Циолковский авангард с оружием в руках не продвигал, но жаждал не меньшего – вручить человеку космос. Заставив обывателя поднимать глаза к небу не только из любопытства – брать зонт на улицу или не брать? – а еще и из необходимости знакомства с будущим местом проживания. Именно там, в космосе, только и можно искать счастье, утверждал этот плохо слышавший калужский бородач. Оно неуловимо на земле, учил космический пророк, но вполне достижимо ближе к звездам. «Если судить по Земле, – грустно признавал Циолковский, – то безумие управляет Вселенной, или, по крайней мере, можно сильно сомневаться в разумности мира».
Короче, они не могли в этой жизни не встретиться – два великих самоучки, разнополярных модерниста, генетических ниспровергателей гибельных основ – Шкловский и Циолковский. В начале 30-х годов прошлого века первый приезжал в Калугу писать киносценарий о втором. Долго беседовал. Записи, естественно, потерял. Фильм не снял. Лет через тридцать вспомнил некоторые подробности и записал: «Плачут по великим после».
Они обсуждали подробности бесед с ангелами. Будущие падения стратостатов. Минувшее – внука калужского космиста в навоз. Квашение капусты. Долги Циолковских соседям. Ближайшие полеты в галактику: скоро ли? «Мы вряд ли, – записал Шкловский предвидения калужского старца, – а комсомол наверняка полетит». Не обсуждали бедность, царившую в доме на краю улицы Кая Брута. Прошлые и будущие трагедии с собственными детьми. Минувшие и грядущие тяготы Отчизны. Все страшное должно вскорости окупиться правильным «вычислением мечты». Сердце мечты усиленно колотилось о грудную клетку модернистов. Все быстрее и быстрее. «Поэты и ученые – оптимисты, – закончит рассказ о своем космическом визави Шкловский, – они знают сроки, но они торопят время».
На Николу
Старый пазик, кряхтя, выбирает остатки турынинского серпантина. Вползает на вспыхнувшие цветущей вишней взгорки. Скатывается с них, выгоняя из-под колес душную майскую пыль. Прислоняется поочередно к бордюрам, выпуская из себя остатки городских пассажиров на волю.

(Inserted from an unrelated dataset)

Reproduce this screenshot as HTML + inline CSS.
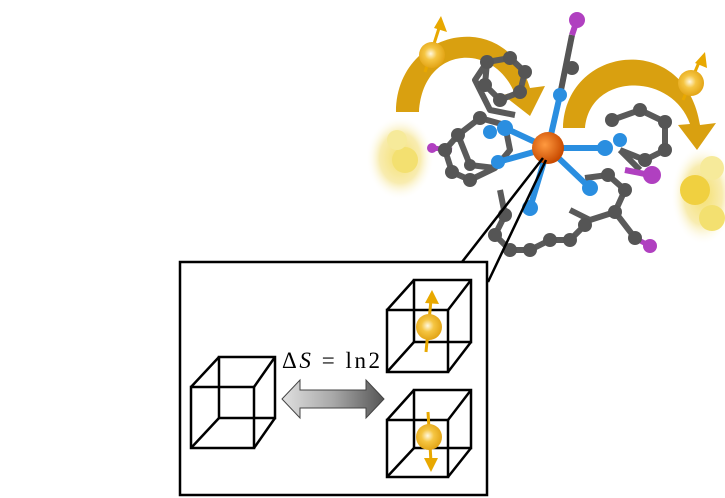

Впереди, за рекой, уже маячит конечная – Ждамирово. Точнее – уходит оттуда в небо острой мачтой колокольни церковь Рождества Пресвятой Богородицы. Каждый раз она величаво проплывает в автобусных окнах, тихонько покачиваясь в дальней пучине деревенской листвы. Опять не зайду…
На предпоследней остановке автобус вбирает в себя торжественно стучащих палками и озабоченных чем-то явно не сиюминутным старушек. Те шумно восходят внутрь, устраиваются на сиденья, одергивают просторные юбки и ослабляют душные узлы ярких платков. Затем поочередно ищут глазами купола ждамировской обители. Жарко обмахиваются в их сторону троекратным крестом. «Никак, на утренню», – думаю про себя, возвращаясь взором к белоснежному храму.